Recent GPU architectures like NVIDIA Fermi [18] architecture supports concurrent kernel executions, which allows multiple kernels to be executed on the GPU simultaneously if resources are allowed. In particular, Fermi adopts a form of cooperative kernel scheduling. Other kernels requesting the GPU must wait until the kernel occupying the GPU voluntarily yields control. Here, we use NVIDIA CUDA's terminology, simply because CUDA is nowadays widely adopted in GPGPU applications. A kernel consists of multiple executions of thread blocks with the same program on different data, where the execution order of thread blocks is not defined (known as SPMD (Single Program Multiple Data) execution model). On Fermi GPUs, one kernel can take the entire GPU if it has sufficient thread blocks to occupy all the multi-processors (even though it can have severely low resource utilization). Concurrent execution of two such kernels almost degrades to sequential execution of individual kernels. Recent studies [23] on optimizing concurrent kernels mainly focus on kernels with low occupancy (i.e., the thread blocks of a single kernel cannot fully utilize all GPU multiprocessors). However, the occupancy of kernels is usually high after single-kernel optimizations in practice.
Individual kernels as a whole cannot realize real sharing of the GPU resources. This paper investigates whether we can slice the kernel into small pieces and then co-schedule slices from different kernels for higher GPU resource utilization. One observation is that GPU kernels conform to the SPMD execution model. A kernel execution can usually be divided into multiple slices, each consisting of multiple thread blocks. Slices can be viewed as low-occupancy kernels and can be executed simultaneously with slices from other kernels. The GPGPU concurrent kernel scheduling problem is thus converted to the slice scheduling problem.

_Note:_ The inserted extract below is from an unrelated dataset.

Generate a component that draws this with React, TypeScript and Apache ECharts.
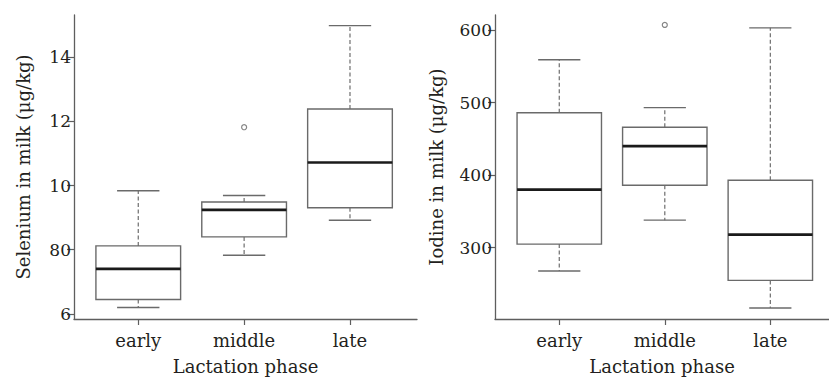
import React, { useEffect, useRef } from "react";
import * as echarts from "echarts";

const categories = ["early", "middle", "late"];
// [lower whisker, Q1, median, Q3, upper whisker]
const seleniumBoxes = [
  [6.2, 6.45, 7.4, 8.12, 9.84],
  [7.83, 8.4, 9.24, 9.49, 9.69],
  [8.92, 9.31, 10.72, 12.39, 14.99],
];
const seleniumOutliers: [string, number][] = [["middle", 11.82]];
const seleniumTicks = [6, 8, 10, 12, 14];
const seleniumTickLabels = ["6", "80", "10", "12", "14"];

const iodineBoxes = [
  [268, 305, 380, 486, 559],
  [338, 386, 440, 466, 493],
  [217, 255, 318, 393, 603],
];
const iodineOutliers: [string, number][] = [["middle", 607]];
const iodineTicks = [300, 400, 500, 600];
const iodineTickLabels = ["300", "400", "500", "600"];

const FONT = "DejaVu Serif";
const TEXT = "#231f20";
const AXIS = "#5e5e5e";

function boxRender(params: any, api: any) {
  const x = api.value(0);
  const lo = api.value(1);
  const q1 = api.value(2);
  const med = api.value(3);
  const q3 = api.value(4);
  const hi = api.value(5);
  const c = api.coord([x, med]);
  const cx = c[0];
  const yLo = api.coord([x, lo])[1];
  const yQ1 = api.coord([x, q1])[1];
  const yMed = c[1];
  const yQ3 = api.coord([x, q3])[1];
  const yHi = api.coord([x, hi])[1];
  const bl = api.coord([x - 0.4, med])[0];
  const br = api.coord([x + 0.4, med])[0];
  const cl = api.coord([x - 0.2, med])[0];
  const cr = api.coord([x + 0.2, med])[0];
  const whisk = { stroke: "#6e6e6e", lineWidth: 1.2, lineDash: [4, 2.5] };
  const cap = { stroke: "#6a6a6a", lineWidth: 1.4 };
  return {
    type: "group",
    children: [
      { type: "line", shape: { x1: cx, y1: yQ3, x2: cx, y2: yHi }, style: whisk },
      { type: "line", shape: { x1: cx, y1: yQ1, x2: cx, y2: yLo }, style: whisk },
      { type: "line", shape: { x1: cl, y1: yHi, x2: cr, y2: yHi }, style: cap },
      { type: "line", shape: { x1: cl, y1: yLo, x2: cr, y2: yLo }, style: cap },
      {
        type: "rect",
        shape: { x: bl, y: yQ3, width: br - bl, height: yQ1 - yQ3 },
        style: { fill: "#fff", stroke: "#6a6a6a", lineWidth: 1.4 },
      },
      { type: "line", shape: { x1: bl, y1: yMed, x2: br, y2: yMed }, style: { stroke: "#1a1a1a", lineWidth: 2.7 } },
    ],
  };
}

function xAxisCfg(gridIndex: number, min: number, max: number) {
  return {
    type: "value",
    gridIndex,
    min,
    max,
    name: "Lactation phase",
    nameLocation: "middle",
    nameGap: 38,
    nameTextStyle: { fontFamily: FONT, fontSize: 18, color: TEXT },
    axisLine: { show: true, lineStyle: { color: AXIS, width: 1.3 } },
    axisTick: { show: true, length: 6, customValues: [1, 2, 3], lineStyle: { color: AXIS, width: 1.2 } },
    axisLabel: {
      customValues: [1, 2, 3],
      formatter: (v: number) => categories[Math.round(v) - 1] ?? "",
      fontFamily: FONT,
      fontSize: 18,
      color: TEXT,
      margin: 12,
    },
    splitLine: { show: false },
  };
}

function yAxisCfg(gridIndex: number, name: string, min: number, max: number, ticks: number[], labels: string[], gap: number) {
  return {
    type: "value",
    gridIndex,
    min,
    max,
    name,
    nameLocation: "middle",
    nameGap: gap,
    nameTextStyle: { fontFamily: FONT, fontSize: 18, color: TEXT },
    axisLine: { show: true, lineStyle: { color: AXIS, width: 1.3 } },
    axisTick: { show: true, length: 7, customValues: ticks, lineStyle: { color: AXIS, width: 1.2 } },
    axisLabel: {
      customValues: ticks,
      formatter: (v: number) => {
        const i = ticks.indexOf(v);
        return i >= 0 ? labels[i] : "";
      },
      fontFamily: FONT,
      fontSize: 17,
      color: TEXT,
      margin: 3,
    },
    splitLine: { show: false },
  };
}

export default function App() {
  const ref = useRef<HTMLDivElement>(null);
  useEffect(() => {
    if (!ref.current) return;
    const chart = echarts.init(ref.current, undefined, { renderer: "svg" });
    const selData = seleniumBoxes.map((b, i) => [i + 1, ...b]);
    const iodData = iodineBoxes.map((b, i) => [i + 1, ...b]);
    const selOut = seleniumOutliers.map(([c, v]) => [categories.indexOf(c) + 1, v]);
    const iodOut = iodineOutliers.map(([c, v]) => [categories.indexOf(c) + 1, v]);
    chart.setOption({
      animation: false,
      backgroundColor: "#fff",
      grid: [
        { left: 74, top: 15, width: 343, height: 304, containLabel: false, outerBoundsMode: "none" },
        { left: 495, top: 15, width: 334, height: 304, containLabel: false, outerBoundsMode: "none" },
      ],
      xAxis: [xAxisCfg(0, 0.393, 3.633), xAxisCfg(1, 0.391, 3.556)],
      yAxis: [
        yAxisCfg(0, "Selenium in milk (μg/kg)", 5.84, 15.32, seleniumTicks, seleniumTickLabels, 42),
        yAxisCfg(1, "Iodine in milk (μg/kg)", 201.8, 620.7, iodineTicks, iodineTickLabels, 50),
      ],
      series: [
        {
          type: "custom",
          xAxisIndex: 0,
          yAxisIndex: 0,
          renderItem: boxRender,
          encode: { x: 0, y: [1, 2, 3, 4, 5] },
          data: selData,
          silent: true,
        },
        {
          type: "custom",
          xAxisIndex: 1,
          yAxisIndex: 1,
          renderItem: boxRender,
          encode: { x: 0, y: [1, 2, 3, 4, 5] },
          data: iodData,
          silent: true,
        },
        {
          type: "scatter",
          xAxisIndex: 0,
          yAxisIndex: 0,
          symbol: "circle",
          symbolSize: 5,
          itemStyle: { color: "#fff", borderColor: "#666", borderWidth: 1.2 },
          data: selOut,
        },
        {
          type: "scatter",
          xAxisIndex: 1,
          yAxisIndex: 1,
          symbol: "circle",
          symbolSize: 5,
          itemStyle: { color: "#fff", borderColor: "#666", borderWidth: 1.2 },
          data: iodOut,
        },
      ],
    });
    return () => chart.dispose();
  }, []);
  return <div ref={ref} style={{ position: "fixed", left: 0, top: 0, width: 829, height: 379 }} />;
}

With slicing, we have two more issues to address. The first issue is on the slicing itself: what is the suitable slice size? How to perform the slicing in a transparent manner? The smallest granularity of a slice is one thread block, which can lead to significant runtime overhead of submitting too many such small slices onto the GPU for execution. To the other extreme, the largest granularity of the slice is the entire kernel, which degrades to the nonsliced execution. The second issue is to select the slices for co-scheduling to maximize GPU utilization.
To address those issues, we develop Kernelet, a runtime system with dynamic slicing and scheduling techniques to improve the GPU utilization. Kernelet transparently performs memory management and data transfer management between the main memory and the GPU memory. Given the kernels that are ready to execute on the GPU (i.e., the input data are available on the GPU memory), Kernelet dynamically performs slicing on the kernels, and the slices are carefully designed with tunable occupancy to allow slices from other kernels to utilize the GPU resources in a complementary way. For example, one slice utilizes the computation units and the other one utilizes the memory bandwidth. We develop a novel and effective Markov chain based performance model to guide kernel slicing and scheduling decisions. Compared with existing GPU performance models (e.g., [11] , [25] ) which are limited to a single kernel only, our model are designed to handle heterogeneous workloads (i.e., slices from different kernels). We further develop a greedy algorithm to always co-schedule slices from the two kernels with the highest estimated performance gain.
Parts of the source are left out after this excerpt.